La brillante y poderosa, pero geográficamente distante corona inglesa, se esmeró desde entonces en complacer las demandas de sus nuevos ciudadanos, por miedo a que estos se le sumaran a los problemas que ya iba teniendo en las Américas con las otras trece colonias del sur. Sin embargo, fue precisamente esta deferencia con Quebec y sus habitantes lo que a la larga incitó los celos y la guerra de liberación que culminó en la creación de Estados Unidos y su independencia de Inglaterra. La nueva frontera del Tratado de París establecía la diferencia entre aquellos que le daban la espalda a la corona y los que seguían fieles a ella, detalle este que atrajo la inmigración de muchos angloparlantes del sur y también de Europa, convirtiendo a Canadá en el país multicultural y bilingüe que conocemos hoy.

Fue así como aquella vasta comunidad de franco-americanos quedó atrapada por las vicisitudes de la historia en medio de un mundo extraño, al que siempre ha estado ligada por razones geográficas y económicas pero con el que nunca se ha sentido culturalmente identificada, y esto le ha traído a su relación con el resto de Canadá un sin número de percances que han hecho de la coexistencia de ambos un difícil tema político y administrativo. Quebec es considerado un estado independiente dentro de una Canadá unida, como lo catalogara cuidadosamente el Primer Ministro del país hace unos seis años atrás. Es la única de las nueve provincias que nunca ha firmado la constitución del país e incluso cuando se adhiere en lo fundamental a las leyes de la confederación, tendría usted que vivir aquí para que encontrara el sin número de excepciones que para Quebec y sus habitantes existe en cada documento oficial.
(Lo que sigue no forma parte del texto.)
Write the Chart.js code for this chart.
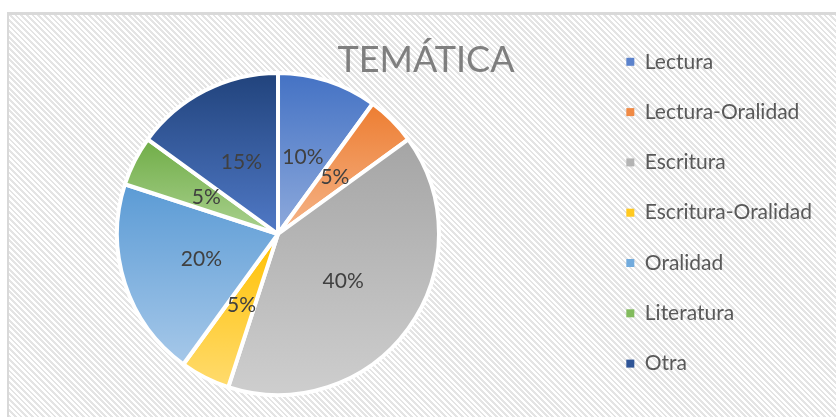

No es de extrañar en estas circunstancias que el tema de la independencia y el separatismo hayan sido desde sus inicios una máxima en la sociedad “quebecoá”. Con sus picos en guerra y terrorismo hasta salidas más sutiles como la llamada Revolución Tranquila en los años sesenta, una buena parte de los pobladores de Quebec han conservado desde siempre la melancolía de vivir independiente de su gobernante inglés. En 1976, el partido político que agrupa los sentimientos separatistas de la provincia, Parti Québécois por su nombre en francés, ganó por primera vez las elecciones locales y desde entonces ha llamado dos veces a referéndum entre sus ciudadanos en busca de consenso para sus intenciones de independencia. En el primero de ellos falló por un amplio margen de dos tercios de la población contra solo un tercio que apoyaba la idea, pero en el segundo referéndum, que se efectuó precisamente en el 95 —razón por la cual Quebec estaba en los titulares de aquel periódico en La Habana—, los votos reflejaron el preocupante y estrecho margen de menos de cuatro décimas de puntos de diferencia. Esta vez casi la mitad de la población de Quebec votó por el SÍ.
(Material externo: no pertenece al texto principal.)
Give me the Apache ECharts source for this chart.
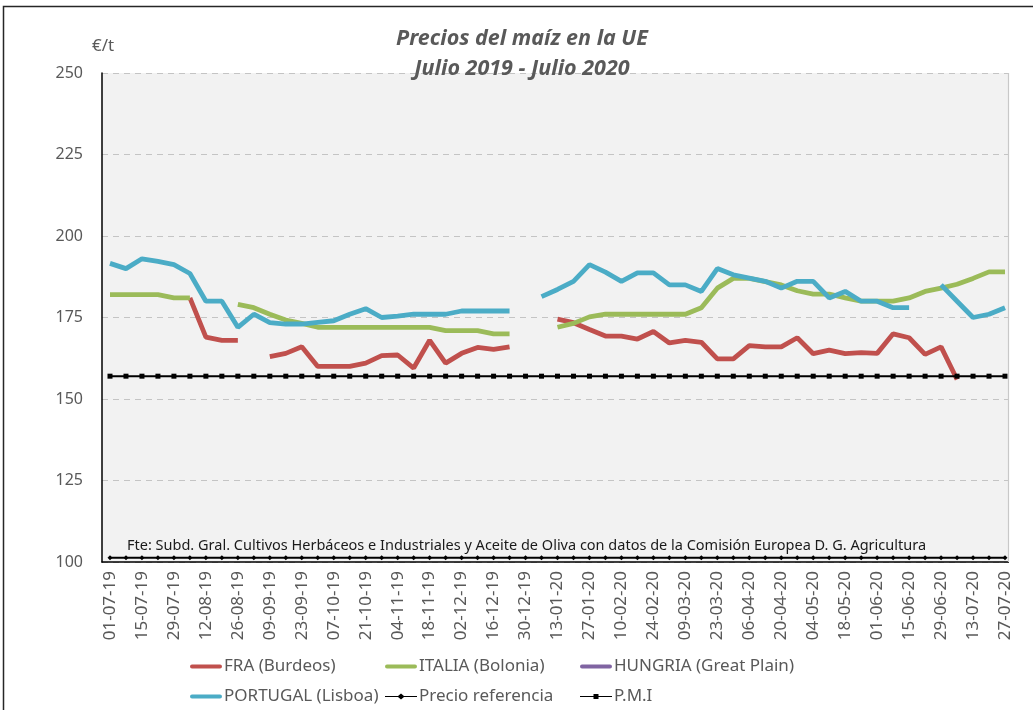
<!DOCTYPE html>
<html>
<head>
<meta charset="utf-8">
<script src="https://cdn.jsdelivr.net/npm/echarts@6/dist/echarts.min.js"></script>
<style>
  html, body { margin: 0; padding: 0; background: #fff; }
  #main { width: 1033px; height: 710px; }
</style>
</head>
<body>
<div id="main"></div>
<script>
// semanas (lunes) julio 2019 - julio 2020
var fechas = [
  '01-07-19','08-07-19','15-07-19','22-07-19','29-07-19','05-08-19','12-08-19','19-08-19','26-08-19','02-09-19',
  '09-09-19','16-09-19','23-09-19','30-09-19','07-10-19','14-10-19','21-10-19','28-10-19','04-11-19','11-11-19',
  '18-11-19','25-11-19','02-12-19','09-12-19','16-12-19','23-12-19','30-12-19','06-01-20','13-01-20','20-01-20',
  '27-01-20','03-02-20','10-02-20','17-02-20','24-02-20','02-03-20','09-03-20','16-03-20','23-03-20','30-03-20',
  '06-04-20','13-04-20','20-04-20','27-04-20','04-05-20','11-05-20','18-05-20','25-05-20','01-06-20','08-06-20',
  '15-06-20','22-06-20','29-06-20','06-07-20','13-07-20','20-07-20','27-07-20'
];

var fra = [
  null, null, null, null, null, 181, 169, 168, 168, null,
  163, 164, 166, 160, 160, 160, 161, 163.3, 163.5, 159.5,
  168, 161, 164, 165.8, 165.2, 166, null, null, 174.5, 173.4,
  171.3, 169.3, 169.3, 168.4, 170.7, 167.2, 168, 167.4, 162.3, 162.3,
  166.4, 166, 166, 168.8, 163.9, 165, 163.9, 164.2, 164, 170,
  168.8, 163.7, 166, 156, null, null, null
];

var italia = [
  182, 182, 182, 182, 181, 181, null, null, 179, 178,
  176, 174.2, 173.2, 172, 172, 172, 172, 172, 172, 172,
  172, 171, 171, 171, 170, 170, null, null, 172, 173.2,
  175.2, 176, 176, 176, 176, 176, 176, 178, 184, 187,
  187, 186, 185, 183.2, 182.2, 182.2, 181, 180, 180, 180,
  181, 183, 184, 185.2, 187, 189, 189
];

var hungria = [];

var portugal = [
  191.6, 190, 193, 192.2, 191.2, 188.5, 180, 180, 172, 176,
  173.4, 173, 173, 173.5, 174, 176, 177.7, 175, 175.4, 176,
  176, 176, 177, 177, 177, 177, null, 181.4, 183.6, 186.1,
  191.2, 188.9, 186.1, 188.7, 188.7, 185, 185, 183, 190, 188.1,
  187.1, 186.1, 184, 186.1, 186.1, 181, 183, 180, 180, 178,
  178, null, 185, 180, 175, 176, 178
];

var precioRef = [
  101.31, 101.31, 101.31, 101.31, 101.31, 101.31, 101.31, 101.31, 101.31, 101.31,
  101.31, 101.31, 101.31, 101.31, 101.31, 101.31, 101.31, 101.31, 101.31, 101.31,
  101.31, 101.31, 101.31, 101.31, 101.31, 101.31, 101.31, 101.31, 101.31, 101.31,
  101.31, 101.31, 101.31, 101.31, 101.31, 101.31, 101.31, 101.31, 101.31, 101.31,
  101.31, 101.31, 101.31, 101.31, 101.31, 101.31, 101.31, 101.31, 101.31, 101.31,
  101.31, 101.31, 101.31, 101.31, 101.31, 101.31, 101.31
];

var pmi = [
  157, 157, 157, 157, 157, 157, 157, 157, 157, 157,
  157, 157, 157, 157, 157, 157, 157, 157, 157, 157,
  157, 157, 157, 157, 157, 157, 157, 157, 157, 157,
  157, 157, 157, 157, 157, 157, 157, 157, 157, 157,
  157, 157, 157, 157, 157, 157, 157, 157, 157, 157,
  157, 157, 157, 157, 157, 157, 157
];

var gris = '#595959';
var fuente = 'Noto Sans';

// iconos de leyenda: barra de color, línea con rombo, línea con cuadrado
var iconoBarra = 'path://M2,0H30A2,2,0,0,1,30,4H2A2,2,0,0,1,2,0Z';
var iconoRombo = 'path://M0,2.4H13L16,0L19,2.4H32V3.6H19L16,6L13,3.6H0Z';
var iconoCuadro = 'path://M0,2.4H13.5V0.5H18.5V2.4H32V3.6H18.5V5.5H13.5V3.6H0Z';

var myChart = echarts.init(document.getElementById('main'));

function leyenda(nombre, x, y, icono, alto) {
  return {
    data: [nombre],
    left: x,
    top: y,
    padding: 0,
    icon: icono,
    itemWidth: 32,
    itemHeight: alto,
    selectedMode: false,
    textStyle: { color: gris, fontSize: 17, fontFamily: fuente, padding: [0, 0, 0, -3] }
  };
}

function linea(nombre, datos, color) {
  return {
    name: nombre,
    type: 'line',
    data: datos,
    symbol: 'none',
    connectNulls: false,
    color: color,
    lineStyle: { width: 4.8, color: color }
  };
}

var option = {
  animation: false,
  textStyle: { fontFamily: fuente },
  title: {
    text: 'Precios del maíz en la UE\nJulio 2019 - Julio 2020',
    left: 517,
    top: 19,
    textAlign: 'center',
    textStyle: {
      color: gris,
      fontSize: 21.5,
      fontWeight: 'bold',
      fontStyle: 'italic',
      lineHeight: 30,
      fontFamily: fuente
    }
  },
  legend: [
    leyenda('FRA (Burdeos)', 190, 658, iconoBarra, 4),
    leyenda('ITALIA (Bolonia)', 385, 658, iconoBarra, 4),
    leyenda('HUNGRIA (Great Plain)', 580, 658, iconoBarra, 4),
    leyenda('PORTUGAL (Lisboa)', 190, 688, iconoBarra, 4),
    leyenda('Precio referencia', 385, 688, iconoRombo, 6),
    leyenda('P.M.I', 580, 688, iconoCuadro, 6)
  ],
  grid: {
    left: 102,
    right: 20,
    top: 73,
    bottom: 148,
    show: true,
    backgroundColor: '#f2f2f2',
    borderWidth: 0
  },
  xAxis: {
    type: 'category',
    data: fechas,
    boundaryGap: true,
    axisLine: { lineStyle: { color: '#000', width: 1.5 } },
    axisTick: { interval: 1, length: 6, lineStyle: { color: '#000', width: 1.5 } },
    axisLabel: {
      interval: 1,
      rotate: 90,
      margin: 9,
      color: gris,
      fontSize: 17,
      fontFamily: fuente
    }
  },
  yAxis: {
    type: 'value',
    min: 100,
    max: 250,
    interval: 25,
    axisLine: { show: true, lineStyle: { color: '#000', width: 1.5 } },
    axisTick: { show: false },
    axisLabel: { color: gris, fontSize: 16, margin: 19, fontFamily: fuente },
    splitLine: { lineStyle: { color: '#c4c4c4', type: [6, 5], width: 1.2 } }
  },
  graphic: [
    // tapa el sobrante del fondo a la derecha del área de trazado
    { type: 'rect', z: 100, shape: { x: 1009, y: 60, width: 10, height: 505 }, style: { fill: '#fff' } },
    { type: 'line', z: 101, shape: { x1: 1008.5, y1: 73, x2: 1008.5, y2: 562 }, style: { stroke: '#c8c8c8', lineWidth: 1.2 } },
    // marco exterior
    { type: 'rect', z: 101, shape: { x: 3.5, y: 6.5, width: 1100, height: 800 }, style: { fill: 'none', stroke: '#262626', lineWidth: 1.5 } },
    { type: 'text', z: 101, left: 92, top: 38, style: { text: '€/t', fill: gris, fontSize: 17, fontFamily: fuente } },
    {
      type: 'text', z: 101, left: 127, top: 538,
      style: {
        text: 'Fte: Subd. Gral. Cultivos Herbáceos e Industriales y Aceite de Oliva con datos de la Comisión Europea D. G. Agricultura',
        fill: '#1a1a1a', fontSize: 14.5, fontFamily: fuente
      }
    }
  ],
  series: [
    linea('FRA (Burdeos)', fra, '#c0504d'),
    linea('ITALIA (Bolonia)', italia, '#9bbb59'),
    linea('HUNGRIA (Great Plain)', hungria, '#8064a2'),
    linea('PORTUGAL (Lisboa)', portugal, '#4bacc6'),
    {
      name: 'Precio referencia',
      type: 'line',
      data: precioRef,
      symbol: 'diamond',
      symbolSize: 5,
      showAllSymbol: true,
      color: '#000',
      itemStyle: { color: '#000' },
      lineStyle: { width: 2, color: '#000' }
    },
    {
      name: 'P.M.I',
      type: 'line',
      data: pmi,
      symbol: 'rect',
      symbolSize: 5,
      showAllSymbol: true,
      color: '#000',
      itemStyle: { color: '#000' },
      lineStyle: { width: 2, color: '#000' }
    }
  ]
};

myChart.setOption(option);
</script>
</body>
</html>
Suena sorprendente sin dudas que un país bien establecido como Canadá, basado en principios sólidos de igualdad y democracia y ejemplo de paraíso para muchos en el mundo —como lo fue para mi colega años atrás—, se vea amenazado por los preludios de dividir en dos pedazos diferentes lo que desde sus inicios han sido las partes naturales de una misma cosa. Si bien creo que Quebec tiene todo su derecho a defender su cultura e identidad, también es evidente que todavía estamos lejos de sobrevivir a nuestras diferencias sin el conveniente orgullo de tomar ventajas de nuestros derechos. Este septiembre y tras nueve años de gobierno liberal, Quebec votó nuevamente en favor del Parti Québécois en las últimas elecciones, que ganó una respetada minoría con una plataforma llena de promesas de independencia y soberanía para Quebec y sus ciudadanos del resto de Canadá. Los titulares de los periódicos volvieron a hablar de división y separatismo y algunos hasta predicen sin corazón cual de los dos gana o pierde con el país desmembrado. Será el futuro quien defina las fronteras del nuevo paraíso, yo soy de la opinión de que dividir es siempre intentar ganar a lo barato.